▶ **WHAT YOU NEED TO DO**
Leave the pictures out, and retype all of the material exactly as written.

▶ **INFORMATION SHOWN**
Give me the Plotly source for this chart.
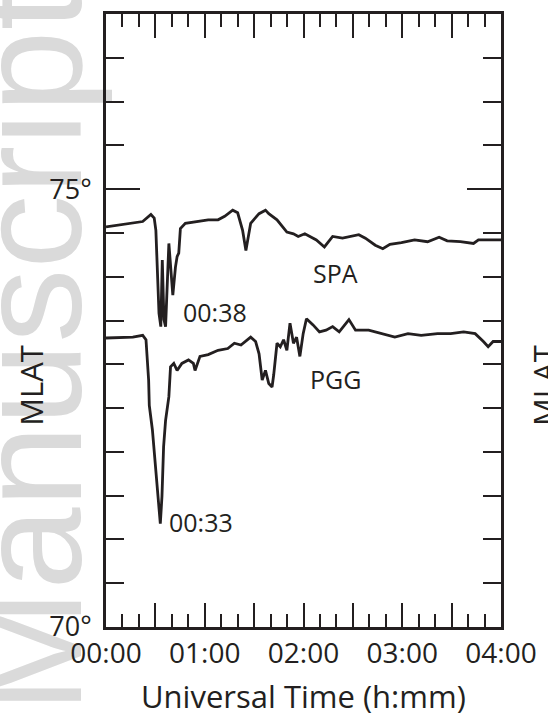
import plotly.graph_objects as go

# Magnetic latitude (deg) of the boundary at two stations vs. UT in minutes
spa_minutes = [0, 14.3, 22.3, 27.3, 29.3, 30.3, 31.2, 32.2, 33.3, 34.2, 35.2, 36.2, 38.2,
               39.8, 40.6, 42.2, 43.2, 44.2, 45.2, 48.2, 54.1, 62.1, 68.1, 72.1, 77.0,
               80.0, 83.0, 85.0, 87.9, 93.0, 96.9, 98.9, 103.9, 109.9, 113.9, 116.8,
               120.8, 123.8, 127.8, 132.7, 137.7, 143.7, 149.7, 153.6, 157.6, 163.6,
               168.2, 172.5, 179.5, 187.5, 195.4, 202.4, 207.3, 215.3, 223.3, 226.3, 240]
spa_mlat = [74.57, 74.61, 74.63, 74.71, 74.67, 74.53, 74.16, 73.58, 73.43, 74.19, 73.51,
            73.43, 74.38, 73.96, 73.79, 74.11, 74.23, 74.27, 74.55, 74.61, 74.63, 74.65,
            74.65, 74.69, 74.76, 74.73, 74.53, 74.30, 74.61, 74.72, 74.76, 74.72, 74.65,
            74.51, 74.49, 74.46, 74.49, 74.46, 74.42, 74.34, 74.46, 74.44, 74.46, 74.48,
            74.44, 74.36, 74.32, 74.37, 74.39, 74.42, 74.40, 74.45, 74.41, 74.40, 74.38,
            74.42, 74.42]

pgg_minutes = [0, 16.3, 22.3, 24.3, 25.9, 26.3, 28.2, 30.3, 33.0, 34.0, 35.0, 36.2, 38.2,
               39.2, 41.2, 43.2, 46.1, 50.1, 53.1, 54.1, 57.1, 62.1, 68.1, 74.0, 78.0,
               82.0, 87.9, 90.9, 93.0, 94.9, 96.9, 98.9, 100.9, 101.9, 103.9, 105.9,
               107.9, 109.9, 111.8, 113.9, 115.8, 117.8, 119.8, 121.8, 125.8, 129.7,
               133.7, 137.7, 141.7, 147.6, 151.6, 159.6, 167.6, 175.5, 183.5, 191.5,
               201.4, 209.4, 217.3, 224.3, 229.3, 232.2, 235.2, 240]
pgg_mlat = [73.30, 73.31, 73.33, 73.28, 72.82, 72.53, 72.25, 71.76, 71.18, 71.49, 72.06,
            72.36, 72.63, 72.97, 73.01, 72.93, 73.01, 73.05, 73.01, 72.93, 73.09, 73.11,
            73.16, 73.18, 73.24, 73.22, 73.31, 73.26, 73.12, 72.82, 72.93, 72.78, 72.74,
            72.88, 73.24, 73.20, 73.28, 73.16, 73.47, 73.24, 73.31, 73.09, 73.35, 73.52,
            73.45, 73.37, 73.39, 73.43, 73.37, 73.51, 73.39, 73.39, 73.35, 73.31, 73.35,
            73.33, 73.35, 73.35, 73.37, 73.35, 73.26, 73.20, 73.26, 73.26]

hour_ticks = [0, 30, 60, 90, 120, 150, 180, 210, 240]
hour_labels = ["00:00", "", "01:00", "", "02:00", "", "03:00", "", "04:00"]
lat_ticks = [70, 75]
lat_labels = ["70°", "75°"]

INK = "#231f20"
FONT = "Open Sans"

fig = go.Figure()
fig.add_trace(go.Scatter(x=spa_minutes, y=spa_mlat, mode="lines",
                         line=dict(color=INK, width=2.8), name="SPA"))
fig.add_trace(go.Scatter(x=pgg_minutes, y=pgg_mlat, mode="lines",
                         line=dict(color=INK, width=2.8), name="PGG"))

notes = [("SPA", 139.7, 74.04), ("PGG", 139.7, 72.83),
         ("00:38", 66.3, 73.60), ("00:33", 57.9, 71.20)]
for txt, xv, yv in notes:
    fig.add_annotation(x=xv, y=yv, text=txt, showarrow=False,
                       font=dict(family=FONT, size=25, color=INK),
                       xanchor="center", yanchor="middle")

# axis titles
fig.add_annotation(xref="paper", yref="paper", x=-0.189, y=0.394, text="MLAT",
                   textangle=-90, showarrow=False, xanchor="center", yanchor="middle",
                   font=dict(family=FONT, size=31, color=INK))
fig.add_annotation(xref="paper", yref="paper", x=1.052, y=0.394, text="MLAT",
                   textangle=-90, showarrow=False, xanchor="left", yanchor="middle",
                   font=dict(family=FONT, size=31, color=INK))
fig.add_annotation(xref="paper", yref="paper", x=0.5, y=-0.113, text="Universal Time (h:mm)",
                   showarrow=False, xanchor="center", yanchor="middle",
                   font=dict(family=FONT, size=31, color=INK))

# faint vertical watermark behind the panel
fig.add_shape(type="rect", xref="paper", yref="paper",
              x0=-0.43, x1=-0.03, y0=0.0, y1=0.9, line=dict(width=0),
              fillcolor="rgba(0,0,0,0)", layer="below",
              label=dict(text="Manuscript", textangle=-90, textposition="middle center",
                         font=dict(family="Liberation Sans", size=148, color="#dadada")))

fig.update_xaxes(range=[0, 240], tickmode="array", tickvals=hour_ticks, ticktext=hour_labels,
                 ticks="inside", ticklen=24, tickwidth=2.4, tickcolor=INK,
                 minor=dict(tickmode="linear", tick0=0, dtick=10, ticks="inside",
                            ticklen=13, tickwidth=2.4, tickcolor=INK),
                 showline=True, linewidth=2.6, linecolor=INK, mirror="ticks",
                 showgrid=False, zeroline=False,
                 tickfont=dict(family=FONT, size=28, color=INK))
fig.update_yaxes(range=[70, 77], tickmode="array", tickvals=lat_ticks, ticktext=lat_labels,
                 ticks="inside", ticklen=34, tickwidth=2.4, tickcolor=INK,
                 minor=dict(tickmode="linear", tick0=70, dtick=0.5, ticks="inside",
                            ticklen=18, tickwidth=2.4, tickcolor=INK),
                 showline=True, linewidth=2.6, linecolor=INK, mirror="ticks",
                 showgrid=False, zeroline=False, ticklabelstandoff=6,
                 tickfont=dict(family=FONT, size=27, color=INK))

fig.update_layout(width=548, height=722, margin=dict(l=106, r=40, t=11, b=95),
                  paper_bgcolor="white", plot_bgcolor="rgba(0,0,0,0)",
                  showlegend=False)

fig.write_html("out.html")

▶ **RESULT FOR THIS TASK**
Give me the Plotly source for this chart.
import plotly.graph_objects as go

# Magnetic latitude (deg) of the boundary at two stations vs. UT in minutes
spa_minutes = [0, 14.3, 22.3, 27.3, 29.3, 30.3, 31.2, 32.2, 33.3, 34.2, 35.2, 36.2, 38.2,
               39.8, 40.6, 42.2, 43.2, 44.2, 45.2, 48.2, 54.1, 62.1, 68.1, 72.1, 77.0,
               80.0, 83.0, 85.0, 87.9, 93.0, 96.9, 98.9, 103.9, 109.9, 113.9, 116.8,
               120.8, 123.8, 127.8, 132.7, 137.7, 143.7, 149.7, 153.6, 157.6, 163.6,
               168.2, 172.5, 179.5, 187.5, 195.4, 202.4, 207.3, 215.3, 223.3, 226.3, 240]
spa_mlat = [74.57, 74.61, 74.63, 74.71, 74.67, 74.53, 74.16, 73.58, 73.43, 74.19, 73.51,
            73.43, 74.38, 73.96, 73.79, 74.11, 74.23, 74.27, 74.55, 74.61, 74.63, 74.65,
            74.65, 74.69, 74.76, 74.73, 74.53, 74.30, 74.61, 74.72, 74.76, 74.72, 74.65,
            74.51, 74.49, 74.46, 74.49, 74.46, 74.42, 74.34, 74.46, 74.44, 74.46, 74.48,
            74.44, 74.36, 74.32, 74.37, 74.39, 74.42, 74.40, 74.45, 74.41, 74.40, 74.38,
            74.42, 74.42]

pgg_minutes = [0, 16.3, 22.3, 24.3, 25.9, 26.3, 28.2, 30.3, 33.0, 34.0, 35.0, 36.2, 38.2,
               39.2, 41.2, 43.2, 46.1, 50.1, 53.1, 54.1, 57.1, 62.1, 68.1, 74.0, 78.0,
               82.0, 87.9, 90.9, 93.0, 94.9, 96.9, 98.9, 100.9, 101.9, 103.9, 105.9,
               107.9, 109.9, 111.8, 113.9, 115.8, 117.8, 119.8, 121.8, 125.8, 129.7,
               133.7, 137.7, 141.7, 147.6, 151.6, 159.6, 167.6, 175.5, 183.5, 191.5,
               201.4, 209.4, 217.3, 224.3, 229.3, 232.2, 235.2, 240]
pgg_mlat = [73.30, 73.31, 73.33, 73.28, 72.82, 72.53, 72.25, 71.76, 71.18, 71.49, 72.06,
            72.36, 72.63, 72.97, 73.01, 72.93, 73.01, 73.05, 73.01, 72.93, 73.09, 73.11,
            73.16, 73.18, 73.24, 73.22, 73.31, 73.26, 73.12, 72.82, 72.93, 72.78, 72.74,
            72.88, 73.24, 73.20, 73.28, 73.16, 73.47, 73.24, 73.31, 73.09, 73.35, 73.52,
            73.45, 73.37, 73.39, 73.43, 73.37, 73.51, 73.39, 73.39, 73.35, 73.31, 73.35,
            73.33, 73.35, 73.35, 73.37, 73.35, 73.26, 73.20, 73.26, 73.26]

hour_ticks = [0, 30, 60, 90, 120, 150, 180, 210, 240]
hour_labels = ["00:00", "", "01:00", "", "02:00", "", "03:00", "", "04:00"]
lat_ticks = [70, 75]
lat_labels = ["70°", "75°"]

INK = "#231f20"
FONT = "Open Sans"

fig = go.Figure()
fig.add_trace(go.Scatter(x=spa_minutes, y=spa_mlat, mode="lines",
                         line=dict(color=INK, width=2.8), name="SPA"))
fig.add_trace(go.Scatter(x=pgg_minutes, y=pgg_mlat, mode="lines",
                         line=dict(color=INK, width=2.8), name="PGG"))

notes = [("SPA", 139.7, 74.04), ("PGG", 139.7, 72.83),
         ("00:38", 66.3, 73.60), ("00:33", 57.9, 71.20)]
for txt, xv, yv in notes:
    fig.add_annotation(x=xv, y=yv, text=txt, showarrow=False,
                       font=dict(family=FONT, size=25, color=INK),
                       xanchor="center", yanchor="middle")

# axis titles
fig.add_annotation(xref="paper", yref="paper", x=-0.189, y=0.394, text="MLAT",
                   textangle=-90, showarrow=False, xanchor="center", yanchor="middle",
                   font=dict(family=FONT, size=31, color=INK))
fig.add_annotation(xref="paper", yref="paper", x=1.052, y=0.394, text="MLAT",
                   textangle=-90, showarrow=False, xanchor="left", yanchor="middle",
                   font=dict(family=FONT, size=31, color=INK))
fig.add_annotation(xref="paper", yref="paper", x=0.5, y=-0.113, text="Universal Time (h:mm)",
                   showarrow=False, xanchor="center", yanchor="middle",
                   font=dict(family=FONT, size=31, color=INK))

# faint vertical watermark behind the panel
fig.add_shape(type="rect", xref="paper", yref="paper",
              x0=-0.43, x1=-0.03, y0=0.0, y1=0.9, line=dict(width=0),
              fillcolor="rgba(0,0,0,0)", layer="below",
              label=dict(text="Manuscript", textangle=-90, textposition="middle center",
                         font=dict(family="Liberation Sans", size=148, color="#dadada")))

fig.update_xaxes(range=[0, 240], tickmode="array", tickvals=hour_ticks, ticktext=hour_labels,
                 ticks="inside", ticklen=24, tickwidth=2.4, tickcolor=INK,
                 minor=dict(tickmode="linear", tick0=0, dtick=10, ticks="inside",
                            ticklen=13, tickwidth=2.4, tickcolor=INK),
                 showline=True, linewidth=2.6, linecolor=INK, mirror="ticks",
                 showgrid=False, zeroline=False,
                 tickfont=dict(family=FONT, size=28, color=INK))
fig.update_yaxes(range=[70, 77], tickmode="array", tickvals=lat_ticks, ticktext=lat_labels,
                 ticks="inside", ticklen=34, tickwidth=2.4, tickcolor=INK,
                 minor=dict(tickmode="linear", tick0=70, dtick=0.5, ticks="inside",
                            ticklen=18, tickwidth=2.4, tickcolor=INK),
                 showline=True, linewidth=2.6, linecolor=INK, mirror="ticks",
                 showgrid=False, zeroline=False, ticklabelstandoff=6,
                 tickfont=dict(family=FONT, size=27, color=INK))

fig.update_layout(width=548, height=722, margin=dict(l=106, r=40, t=11, b=95),
                  paper_bgcolor="white", plot_bgcolor="rgba(0,0,0,0)",
                  showlegend=False)

fig.write_html("out.html")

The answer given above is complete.